== Data shown

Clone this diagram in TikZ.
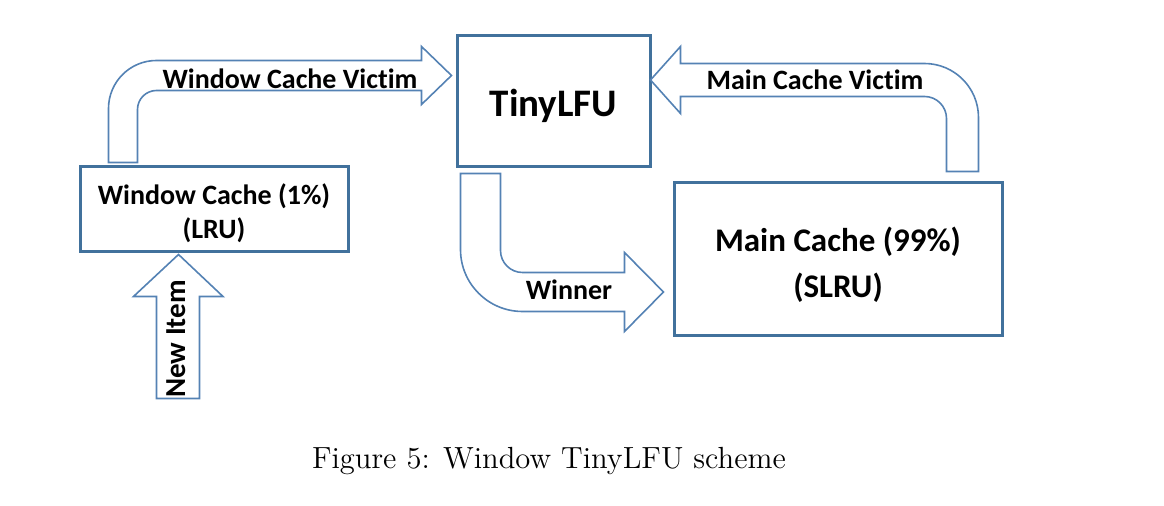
\documentclass[tikz,border=0pt]{standalone}
\usepackage{fontspec}
\newfontfamily\carlito{Carlito}[Ligatures=NoCommon]
\definecolor{boxblue}{RGB}{65,113,156}
\definecolor{arrowblue}{RGB}{84,130,180}
\begin{document}
\begin{tikzpicture}[x=0.5pt,y=0.5pt,
    cachebox/.style={draw=boxblue,line width=1.5pt,inner sep=0pt,align=center},
    blockarrow/.style={draw=arrowblue,line width=0.8pt,fill=white},
    lbl/.style={inner sep=0pt,anchor=base,font=\carlito\bfseries\fontsize{14}{16}\selectfont}]
    \useasboundingbox (0,0) rectangle (1164,-506);

    \node[cachebox,minimum width=134pt,minimum height=42.5pt,
        font=\carlito\bfseries\fontsize{14}{17}\selectfont] (wc) at (214,-209.5)
        {\rule{0pt}{14pt}Window Cache (1\%)\\(LRU)};
    \node[cachebox,minimum width=96.5pt,minimum height=65.5pt,
        font=\carlito\bfseries\fontsize{19.5}{22}\selectfont] (tlfu) at (553.5,-101.5)
        {\rule{0pt}{18pt}TinyLFU};
    \node[cachebox,minimum width=164pt,minimum height=76.5pt,
        font=\carlito\bfseries\fontsize{16.5}{23}\selectfont] (mc) at (838,-259.5)
        {\rule{0pt}{17.5pt}Main Cache (99\%)\\(SLRU)};

    \draw[blockarrow] ([shift={(30,3)}]wc.north west) -- ++(0,54)
        arc[start angle=180,end angle=90,radius=48] -- ++(265,0) -- ++(0,14)
        -- ++(30,-29) -- ++(-30,-29) -- ++(0,14) -- ++(-265,0)
        arc[start angle=90,end angle=180,radius=19] -- ++(0,-53) -- cycle;
    \draw[blockarrow] ([shift={(-25,10)}]mc.north east) -- ++(0,54)
        arc[start angle=0,end angle=90,radius=54] -- ++(-244,0) -- ++(0,17)
        -- ++(-30,-33.5) -- ++(30,-33.5) -- ++(0,17) -- ++(244,0)
        arc[start angle=90,end angle=0,radius=22] -- ++(0,-53) -- cycle;
    \draw[blockarrow] ([shift={(5,-5)}]tlfu.south west) -- ++(0,-76)
        arc[start angle=180,end angle=270,radius=62] -- ++(102,0) -- ++(0,-20)
        -- ++(39,39.5) -- ++(-39,39.5) -- ++(0,-20) -- ++(-102,0)
        arc[start angle=270,end angle=180,radius=22] -- ++(0,77) -- cycle;
    \draw[blockarrow] ([shift={(100,-1)}]wc.south west) -- ++(44.5,-42) -- ++(-23.5,0)
        -- ++(0,-102) -- ++(-43,0) -- ++(0,102) -- ++(-23,0) -- cycle;

    \node[lbl] (wcv) at (290,-89) {Window Cache Victim};
    \node[lbl] (mcv) at (815,-90) {Main Cache Victim};
    \node[lbl] (win) at (569,-300) {Winner};
    \node[lbl,rotate=90,font=\carlito\bfseries\fontsize{14.5}{16}\selectfont] (new)
        at (185,-339) {New Item};

    \node[anchor=base,inner sep=0pt,font=\fontsize{14.8}{18}\selectfont] (caption)
        at (549,-469) {\scalebox{1.033}{Figure 5: Window TinyLFU scheme}};
\end{tikzpicture}
\end{document}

====

**Exercise objective:**
Reproduce the full listing faithfully, but do not carry over any pictures.

**Response:**
Clone this diagram in TikZ.
\documentclass[tikz,border=0pt]{standalone}
\usepackage{fontspec}
\newfontfamily\carlito{Carlito}[Ligatures=NoCommon]
\definecolor{boxblue}{RGB}{65,113,156}
\definecolor{arrowblue}{RGB}{84,130,180}
\begin{document}
\begin{tikzpicture}[x=0.5pt,y=0.5pt,
    cachebox/.style={draw=boxblue,line width=1.5pt,inner sep=0pt,align=center},
    blockarrow/.style={draw=arrowblue,line width=0.8pt,fill=white},
    lbl/.style={inner sep=0pt,anchor=base,font=\carlito\bfseries\fontsize{14}{16}\selectfont}]
    \useasboundingbox (0,0) rectangle (1164,-506);

    \node[cachebox,minimum width=134pt,minimum height=42.5pt,
        font=\carlito\bfseries\fontsize{14}{17}\selectfont] (wc) at (214,-209.5)
        {\rule{0pt}{14pt}Window Cache (1\%)\\(LRU)};
    \node[cachebox,minimum width=96.5pt,minimum height=65.5pt,
        font=\carlito\bfseries\fontsize{19.5}{22}\selectfont] (tlfu) at (553.5,-101.5)
        {\rule{0pt}{18pt}TinyLFU};
    \node[cachebox,minimum width=164pt,minimum height=76.5pt,
        font=\carlito\bfseries\fontsize{16.5}{23}\selectfont] (mc) at (838,-259.5)
        {\rule{0pt}{17.5pt}Main Cache (99\%)\\(SLRU)};

    \draw[blockarrow] ([shift={(30,3)}]wc.north west) -- ++(0,54)
        arc[start angle=180,end angle=90,radius=48] -- ++(265,0) -- ++(0,14)
        -- ++(30,-29) -- ++(-30,-29) -- ++(0,14) -- ++(-265,0)
        arc[start angle=90,end angle=180,radius=19] -- ++(0,-53) -- cycle;
    \draw[blockarrow] ([shift={(-25,10)}]mc.north east) -- ++(0,54)
        arc[start angle=0,end angle=90,radius=54] -- ++(-244,0) -- ++(0,17)
        -- ++(-30,-33.5) -- ++(30,-33.5) -- ++(0,17) -- ++(244,0)
        arc[start angle=90,end angle=0,radius=22] -- ++(0,-53) -- cycle;
    \draw[blockarrow] ([shift={(5,-5)}]tlfu.south west) -- ++(0,-76)
        arc[start angle=180,end angle=270,radius=62] -- ++(102,0) -- ++(0,-20)
        -- ++(39,39.5) -- ++(-39,39.5) -- ++(0,-20) -- ++(-102,0)
        arc[start angle=270,end angle=180,radius=22] -- ++(0,77) -- cycle;
    \draw[blockarrow] ([shift={(100,-1)}]wc.south west) -- ++(44.5,-42) -- ++(-23.5,0)
        -- ++(0,-102) -- ++(-43,0) -- ++(0,102) -- ++(-23,0) -- cycle;

    \node[lbl] (wcv) at (290,-89) {Window Cache Victim};
    \node[lbl] (mcv) at (815,-90) {Main Cache Victim};
    \node[lbl] (win) at (569,-300) {Winner};
    \node[lbl,rotate=90,font=\carlito\bfseries\fontsize{14.5}{16}\selectfont] (new)
        at (185,-339) {New Item};

    \node[anchor=base,inner sep=0pt,font=\fontsize{14.8}{18}\selectfont] (caption)
        at (549,-469) {\scalebox{1.033}{Figure 5: Window TinyLFU scheme}};
\end{tikzpicture}
\end{document}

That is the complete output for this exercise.